Students commencing medical school and master’s of medicine program at Stanford this year will all get an Apple iPad. The school is trialing a program to see whether the devices are practical to integrate into the academic curriculum.
Before you dismiss this as medical education being sacrificied in the name of fanboy hype, consider this — when some of our editors were in medical school, the semesterly (mandatory) fee for handouts and photocopies was about the cost of a lower-end iPad. And that was years ago. We can only imagine the charges now. So moving the medical education culture of endless handouts and notebooks over to a compact tablet device could be very smart. More from Stanford officials:
The decision to provide the devices was prompted by a desire to give students flexible access to the content that they need whether it is a virtual cadaver in dissection lab, annotated lecture slides and videos in the classroom, or journal articles for evidence-based practice in clinic.
“We want to explore the use of iPads and other technologies to help students access the enormous amount of medical knowledge that is being produced constantly,” said Charles Prober, MD, the school’s senior associate dean for medical education. “Part of the challenge facing medical students, and all doctors, is the overwhelming amount of information. Devices like the iPad may be able to help users access that pool of knowledge.”

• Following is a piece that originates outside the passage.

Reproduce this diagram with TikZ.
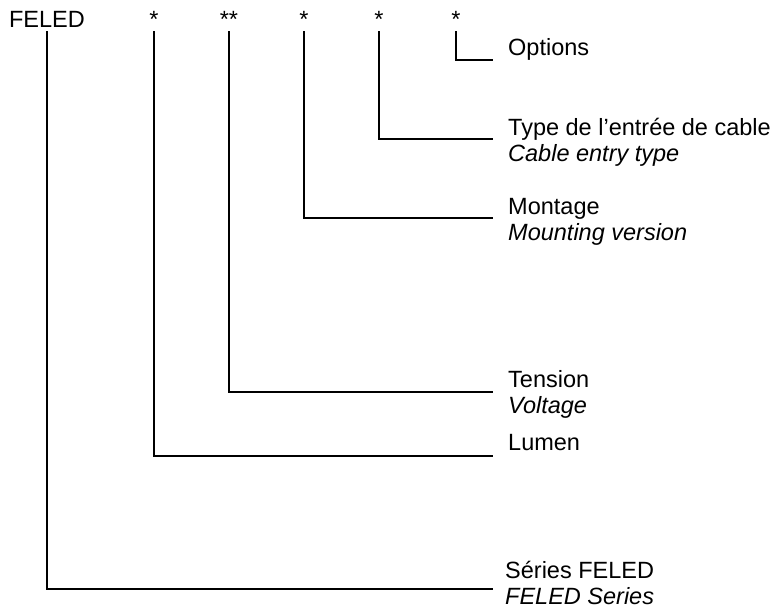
\documentclass[tikz,border=0pt]{standalone}
\usepackage{fontspec}
\setmainfont{Liberation Sans}
\begin{document}
\begin{tikzpicture}[x=1pt, y=-1pt,
  txt/.style={font=\fontsize{23.5}{26}\selectfont},
  code/.style={txt, anchor=base, inner sep=2pt, outer sep=2pt},
  lbl/.style={txt, anchor=base west, inner sep=0pt, align=left},
  conn/.style={line width=1.8pt}]
\useasboundingbox (0,0) rectangle (778,611);
\node[code] (feled) at (47,27) {FELED};
\node[code] (s1) at (154,27) {*};
\node[code] (s2) at (229,27) {**};
\node[code] (s3) at (304,27) {*};
\node[code] (s4) at (379,27) {*};
\node[code] (s5) at (456,27) {*};
% labels (base = last line)
\node[lbl] (opt) at (508,55) {Options};
\node[lbl] (typ) at (508,161) {Type de l’entrée de cable\\\textit{Cable entry type}};
\node[lbl] (mont) at (508,240) {Montage\\\textit{Mounting version}};
\node[lbl] (tens) at (508,413) {Tension\\\textit{Voltage}};
\node[lbl] (lum) at (508,450) {Lumen};
\node[lbl] (ser) at (505,604) {Séries FELED\\\textit{FELED Series}};
% Leader ends:
\coordinate (opt-in) at (493,60);
\coordinate (typ-in) at (493,139);
\coordinate (mont-in) at (493,218);
\coordinate (tens-in) at (493,392);
\coordinate (lum-in) at (493,456);
\coordinate (ser-in) at (493,589);
\draw[conn] (s5.south) |- (opt-in);
\draw[conn] (s4.south) |- (typ-in);
\draw[conn] (s3.south) |- (mont-in);
\draw[conn] (s2.south) |- (tens-in);
\draw[conn] (s1.south) |- (lum-in);
\draw[conn] (feled.south) |- (ser-in);
\end{tikzpicture}
\end{document}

The school will monitor the use of the iPads through regular surveys to help determine how helpful they are to students, pointing out that past experiments with similar electronic devices, such as the Kindle, in academic settings haven’t been successful.
“We really don’t know yet how the incoming medical students will use them,” said Henry Lowe, MD, senior associate dean for information resources and technology. But, as a physician using an iPad himself, he’s found the device to be extremely helpful and believes it is growing in popularity among doctors.
“Physicians are a mobile group,” Lowe said. “They’re moving around from clinic to clinic, from patient to patient. … I’ve seen a variety of reports from across the country saying that physicians have seized on the iPad as a helpful device.”